With multinational companies in control of most of these assets, Islanders continue to pay high energy prices and in doing so, support mainly non-renewable energy initiatives, Broderick said.
“We pay 10 per cent of what we have in the province to Fortis, which is Maritime Electric, that would be a 10 per cent savings. And as energy costs continue to rise and we continue to rely on fossil fuels the costs are only going to increase,” he said, referencing the 9.75 per cent rate of return currently guaranteed to Fortis-owned Maritime Electric.
“We think there would be further energy savings in the province if all the energy in the province is controlled by the province and then we could even sell it on the market. At the moment all those profits go to Fortis and we need control over that,” Broderick said.
He pointed to the city of Summerside, which operates its own electric utility. He said this community-based model could easily be replicated in other areas of the province.
“It is not a corporate board. The monies go back into the community, if there are any monies to be made, or at least an attempt to reduce the electrical rates,” he said.
“There’s no reason why this could not happen here in Charlottetown, there’s no reason it could not happen in Souris.”
Leo Cheverie also spoke to the energy commission Wednesday in support of government ownership of Maritime Electric.
He said he believes P.E.I.’s electrical grid should be decentralized to allow for more community based utility management.

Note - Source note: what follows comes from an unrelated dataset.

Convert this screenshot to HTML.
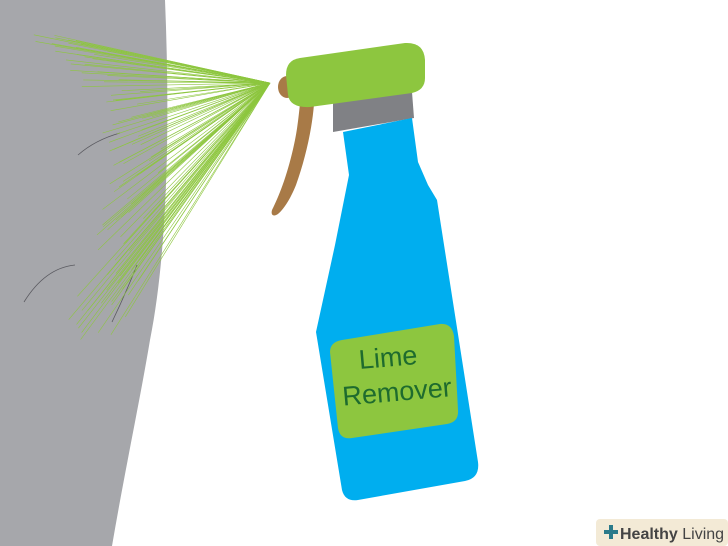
<!DOCTYPE html>
<html><head><meta charset="utf-8"><style>
html,body{margin:0;padding:0;background:#fff}
svg{display:block}
</style></head><body>
<svg id="s" width="728" height="546" viewBox="0 0 728 546" xmlns="http://www.w3.org/2000/svg">
<rect width="728" height="546" fill="#fff"/>
<path d="M0,0 L165,0 C170,120 168,250 150,340 C140,400 125,470 112,546 L0,546 Z" fill="#a6a7ab"/>
<g stroke="#5a5a60" stroke-width="0.8" fill="none">
<path d="M78,155 Q95,140 120,133"/>
<path d="M24,302 Q45,268 75,265"/>
<path d="M112,322 Q125,295 137,265"/>
</g>
<g id="spray" stroke="#8dc63f" stroke-width="0.6" fill="none"></g>
<path d="M300,104 L314,104 C312,130 305,160 296,185 C290,200 283,210 278,214 C272,218 270,213 273,208 C282,190 290,165 295,140 C298,125 299,112 300,104 Z" fill="#a87a47"/>
<ellipse cx="287" cy="87" rx="9" ry="11" fill="#a87a47"/>
<path d="M333,102 L412,92 L414,118 L333,132 Z" fill="#808185"/>
<path d="M300,58 L405,43 Q424,42 425,60 L425,78 Q425,90 412,93 L310,107 Q290,108 288,95 L286,75 Q286,60 300,58 Z" fill="#8dc63f"/>
<path d="M343,132 L412,118 L418,162 L428,185 L437,200 L478,462 Q480,478 465,481 L358,500 Q345,502 342,490 L316,332 L335,245 L349,175 Z" fill="#00aeef"/>
<path d="M342,340 L440,324 Q452,323 454,336 L458,410 Q459,422 447,424 L352,438 Q340,440 338,428 L330,352 Q330,342 342,340 Z" fill="#8dc63f"/>
<g transform="rotate(-5 395 380)" fill="#1e6b2e" font-family="'Liberation Sans',sans-serif" font-size="27" text-anchor="middle">
<text x="390" y="366">Lime</text>
<text x="396" y="401">Remover</text>
</g>
<rect x="596" y="519" width="132" height="27" rx="4" fill="#f3ead6"/>
<path d="M604,532 h14 M611,525 v14" stroke="#2a7a8a" stroke-width="4"/>
<text x="620" y="539" font-family="'Liberation Sans',sans-serif" font-size="16" fill="#444"><tspan font-weight="bold">Healthy</tspan> Living</text>
</svg>
<script>
var g=document.getElementById('spray');
var pts=[[25,35],[60,60],[95,110],[110,160],[100,220],[80,280],[60,340]];
var N=110;
function lerp(t){var n=pts.length-1,f=t*n,i=Math.min(Math.floor(f),n-1),u=f-i;return[pts[i][0]+(pts[i+1][0]-pts[i][0])*u,pts[i][1]+(pts[i+1][1]-pts[i][1])*u];}
var seed=7;function rnd(){seed=(seed*9301+49297)%233280;return seed/233280;}
for(var k=0;k<N;k++){var p=lerp(k/(N-1));var x=p[0]+rnd()*60,y=p[1]+(rnd()-0.5)*6;
var l=document.createElementNS('http://www.w3.org/2000/svg','line');
l.setAttribute('x1',270);l.setAttribute('y1',83);l.setAttribute('x2',x);l.setAttribute('y2',y);g.appendChild(l);}
</script>
</body></html>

“It will actually create more jobs, create more money for the local economy and have a whole lot more positive impacts so I think public ownership, community ownership models are something we need to be looking at.”
O’Brien argued Maritime Electric as a public utility would not save Islanders money on their electricity rates because 70 per cent of the Island’s supply comes from outside sources subject to market prices and fluctuations.
“We don’t have the resources here to economically produce power with the exception of wind, so no matter what structure the utility is built upon, it will have to buy power from essentially the same source as we do,” O’Brien said.
“If there was a cheaper way to build generation here on the Island, we would be doing it now or the P.E.I. Energy Corporation would be doing it, someone would be doing it. That’s why I conclude that with two-thirds of your bill being driven by energy supply, that’s hard to overcome.”
Other presenters to the commission Wednesday included a Larry Flemming from Cavendish Farms and Michael Meacher who both spoke about the need for a natural gas pipeline for P.E.I.
The commission will submit a report to government in the fall with recommendations that come from whatever materializes through public input. The public meetings continue Thursday.